__EXERCISE__. Determine the number of lines containing the word "this". Reply with it and nothing else.

━━━━━ LISTED RECORDS ━━━━━

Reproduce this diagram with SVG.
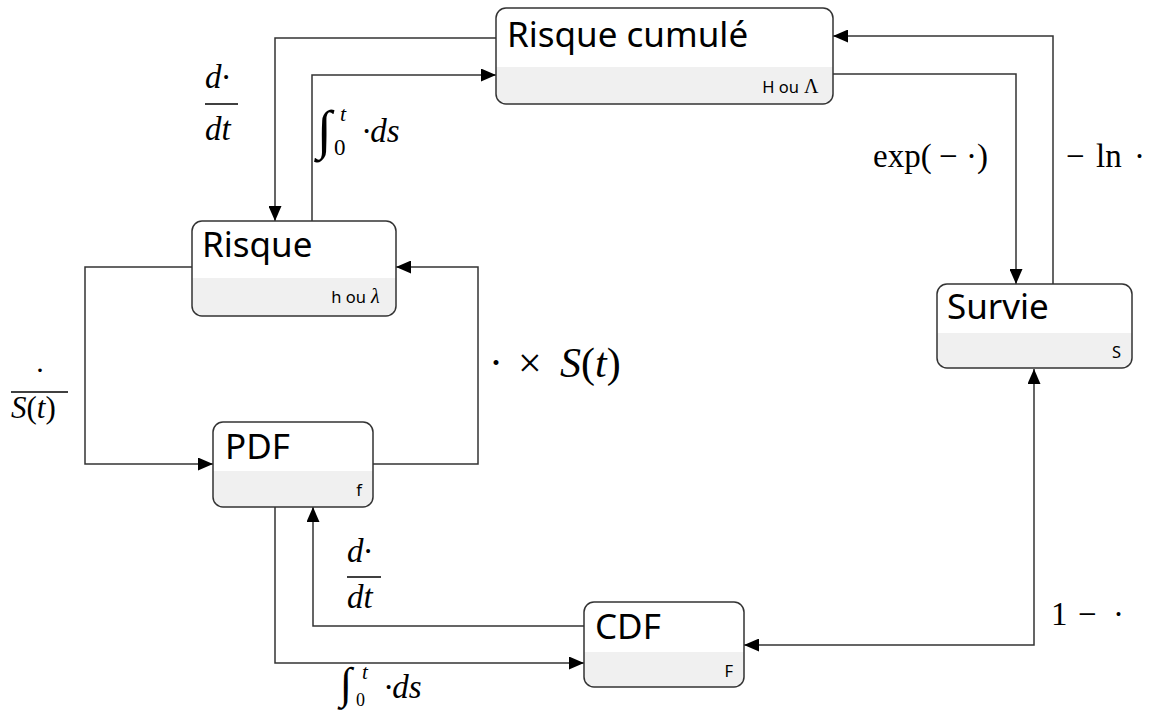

━━━━━
━━━━━ LISTED RECORDS ━━━━━

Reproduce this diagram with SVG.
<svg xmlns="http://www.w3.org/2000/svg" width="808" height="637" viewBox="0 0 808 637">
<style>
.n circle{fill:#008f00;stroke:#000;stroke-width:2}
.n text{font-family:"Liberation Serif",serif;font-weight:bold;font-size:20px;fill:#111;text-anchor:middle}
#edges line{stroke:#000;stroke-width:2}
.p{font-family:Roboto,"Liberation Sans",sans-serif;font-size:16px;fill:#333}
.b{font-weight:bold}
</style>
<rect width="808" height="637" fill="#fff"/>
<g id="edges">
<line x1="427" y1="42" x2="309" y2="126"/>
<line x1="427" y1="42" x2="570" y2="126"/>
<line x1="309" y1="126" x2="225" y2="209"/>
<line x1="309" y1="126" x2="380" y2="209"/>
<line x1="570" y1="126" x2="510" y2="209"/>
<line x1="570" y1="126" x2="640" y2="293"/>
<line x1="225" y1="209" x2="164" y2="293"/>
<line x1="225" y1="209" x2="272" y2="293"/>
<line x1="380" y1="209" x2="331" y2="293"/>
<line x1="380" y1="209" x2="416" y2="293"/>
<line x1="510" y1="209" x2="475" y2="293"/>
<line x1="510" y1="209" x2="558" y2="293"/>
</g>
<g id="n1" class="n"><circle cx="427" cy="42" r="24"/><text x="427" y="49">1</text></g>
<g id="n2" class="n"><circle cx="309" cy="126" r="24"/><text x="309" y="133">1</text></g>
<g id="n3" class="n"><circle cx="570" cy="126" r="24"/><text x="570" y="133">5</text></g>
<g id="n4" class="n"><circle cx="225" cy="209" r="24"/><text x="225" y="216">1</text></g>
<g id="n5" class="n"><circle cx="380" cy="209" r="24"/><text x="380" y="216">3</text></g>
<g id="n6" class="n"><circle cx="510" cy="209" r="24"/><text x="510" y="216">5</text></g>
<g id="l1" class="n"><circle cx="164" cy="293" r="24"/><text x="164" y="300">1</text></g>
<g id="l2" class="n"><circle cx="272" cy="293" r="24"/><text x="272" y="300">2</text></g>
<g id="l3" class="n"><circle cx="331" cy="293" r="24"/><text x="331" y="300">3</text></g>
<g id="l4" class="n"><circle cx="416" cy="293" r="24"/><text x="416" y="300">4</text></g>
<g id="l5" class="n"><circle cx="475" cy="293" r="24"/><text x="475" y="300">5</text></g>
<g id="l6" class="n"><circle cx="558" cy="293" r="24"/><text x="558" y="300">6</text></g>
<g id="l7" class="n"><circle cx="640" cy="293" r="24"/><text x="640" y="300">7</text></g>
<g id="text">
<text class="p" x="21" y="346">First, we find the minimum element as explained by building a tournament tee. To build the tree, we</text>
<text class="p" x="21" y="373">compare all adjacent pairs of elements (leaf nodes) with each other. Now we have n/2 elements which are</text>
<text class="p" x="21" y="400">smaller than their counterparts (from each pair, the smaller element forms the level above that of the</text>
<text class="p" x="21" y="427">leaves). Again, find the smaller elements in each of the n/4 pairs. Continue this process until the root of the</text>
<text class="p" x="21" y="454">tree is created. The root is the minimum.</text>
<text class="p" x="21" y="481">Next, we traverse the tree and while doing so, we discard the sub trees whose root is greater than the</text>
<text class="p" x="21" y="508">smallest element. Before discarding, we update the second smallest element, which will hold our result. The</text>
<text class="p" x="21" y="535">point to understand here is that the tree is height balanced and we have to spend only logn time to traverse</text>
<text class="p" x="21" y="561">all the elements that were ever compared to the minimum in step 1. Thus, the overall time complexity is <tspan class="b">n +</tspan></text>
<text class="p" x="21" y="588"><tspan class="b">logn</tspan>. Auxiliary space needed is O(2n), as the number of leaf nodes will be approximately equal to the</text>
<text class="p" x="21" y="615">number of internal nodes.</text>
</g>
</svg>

━━━━━
━━━━━ LISTED RECORDS ━━━━━

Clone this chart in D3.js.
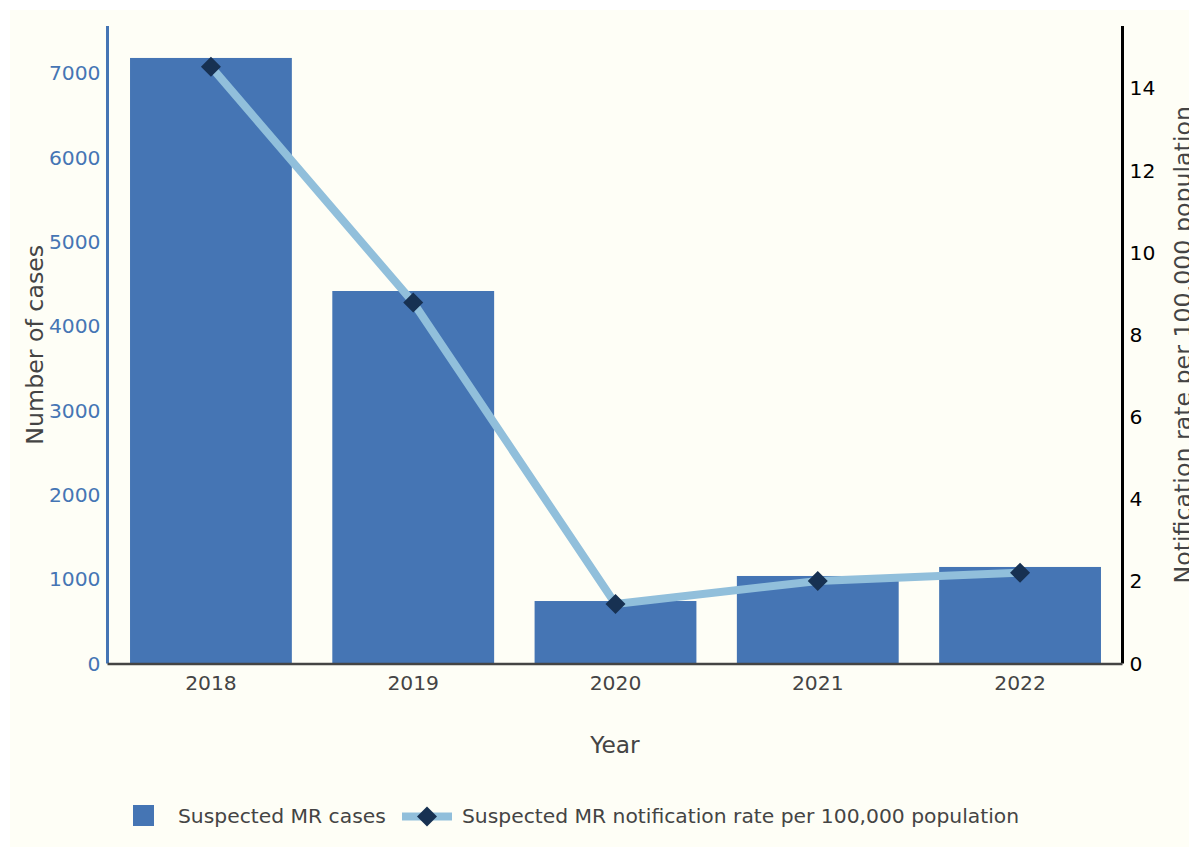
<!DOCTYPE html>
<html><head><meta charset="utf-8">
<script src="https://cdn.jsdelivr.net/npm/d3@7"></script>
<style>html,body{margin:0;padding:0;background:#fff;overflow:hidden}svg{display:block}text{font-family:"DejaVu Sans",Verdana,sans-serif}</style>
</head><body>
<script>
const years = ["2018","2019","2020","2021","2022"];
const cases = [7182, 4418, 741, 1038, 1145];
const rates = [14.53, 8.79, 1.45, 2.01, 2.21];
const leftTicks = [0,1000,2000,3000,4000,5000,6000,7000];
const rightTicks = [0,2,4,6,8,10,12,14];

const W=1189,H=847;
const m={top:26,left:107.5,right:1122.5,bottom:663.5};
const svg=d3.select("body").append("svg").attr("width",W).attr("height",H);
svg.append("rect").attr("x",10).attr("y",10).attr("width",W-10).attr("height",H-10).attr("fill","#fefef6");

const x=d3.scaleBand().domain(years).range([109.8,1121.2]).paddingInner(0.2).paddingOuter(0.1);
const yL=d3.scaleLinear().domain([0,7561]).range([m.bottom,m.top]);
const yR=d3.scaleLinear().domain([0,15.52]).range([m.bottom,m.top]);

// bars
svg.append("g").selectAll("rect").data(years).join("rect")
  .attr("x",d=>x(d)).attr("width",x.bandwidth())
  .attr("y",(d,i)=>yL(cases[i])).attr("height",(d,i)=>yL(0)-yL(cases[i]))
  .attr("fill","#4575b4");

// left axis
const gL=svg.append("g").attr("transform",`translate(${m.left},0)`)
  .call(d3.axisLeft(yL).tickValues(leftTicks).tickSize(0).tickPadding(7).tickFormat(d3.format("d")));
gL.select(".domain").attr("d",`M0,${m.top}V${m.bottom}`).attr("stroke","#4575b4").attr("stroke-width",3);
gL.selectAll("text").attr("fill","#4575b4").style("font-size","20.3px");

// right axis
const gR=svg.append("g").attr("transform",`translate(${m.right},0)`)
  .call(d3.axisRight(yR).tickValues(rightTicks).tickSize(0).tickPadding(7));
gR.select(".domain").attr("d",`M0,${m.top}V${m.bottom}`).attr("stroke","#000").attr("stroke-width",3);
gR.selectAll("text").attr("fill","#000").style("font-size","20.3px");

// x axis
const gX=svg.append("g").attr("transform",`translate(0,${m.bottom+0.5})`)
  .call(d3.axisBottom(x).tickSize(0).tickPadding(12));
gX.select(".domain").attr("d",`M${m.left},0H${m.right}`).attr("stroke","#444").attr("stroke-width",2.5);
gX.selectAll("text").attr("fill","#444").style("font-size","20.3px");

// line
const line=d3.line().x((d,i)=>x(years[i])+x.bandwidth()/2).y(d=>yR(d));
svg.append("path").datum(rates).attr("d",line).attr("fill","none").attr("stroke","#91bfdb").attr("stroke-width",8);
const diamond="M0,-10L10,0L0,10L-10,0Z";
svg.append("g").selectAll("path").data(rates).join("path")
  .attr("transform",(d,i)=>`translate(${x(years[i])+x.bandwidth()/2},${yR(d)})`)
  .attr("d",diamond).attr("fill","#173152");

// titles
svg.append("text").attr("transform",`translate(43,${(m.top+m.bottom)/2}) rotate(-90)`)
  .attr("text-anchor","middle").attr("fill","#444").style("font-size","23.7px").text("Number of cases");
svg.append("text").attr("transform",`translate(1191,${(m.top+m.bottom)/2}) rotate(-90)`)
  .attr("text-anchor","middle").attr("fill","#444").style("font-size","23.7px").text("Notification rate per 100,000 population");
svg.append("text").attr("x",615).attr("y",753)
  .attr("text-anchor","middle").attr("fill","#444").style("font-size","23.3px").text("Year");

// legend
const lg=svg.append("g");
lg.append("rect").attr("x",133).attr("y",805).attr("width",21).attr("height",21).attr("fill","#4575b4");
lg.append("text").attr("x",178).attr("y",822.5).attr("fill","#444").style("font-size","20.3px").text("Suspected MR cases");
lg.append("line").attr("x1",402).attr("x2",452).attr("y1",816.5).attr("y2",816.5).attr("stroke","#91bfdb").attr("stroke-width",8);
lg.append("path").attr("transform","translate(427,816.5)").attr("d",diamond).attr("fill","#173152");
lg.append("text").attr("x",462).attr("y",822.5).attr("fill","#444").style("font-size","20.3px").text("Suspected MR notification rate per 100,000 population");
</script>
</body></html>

━━━━━

__TASK RESPONSE__. 4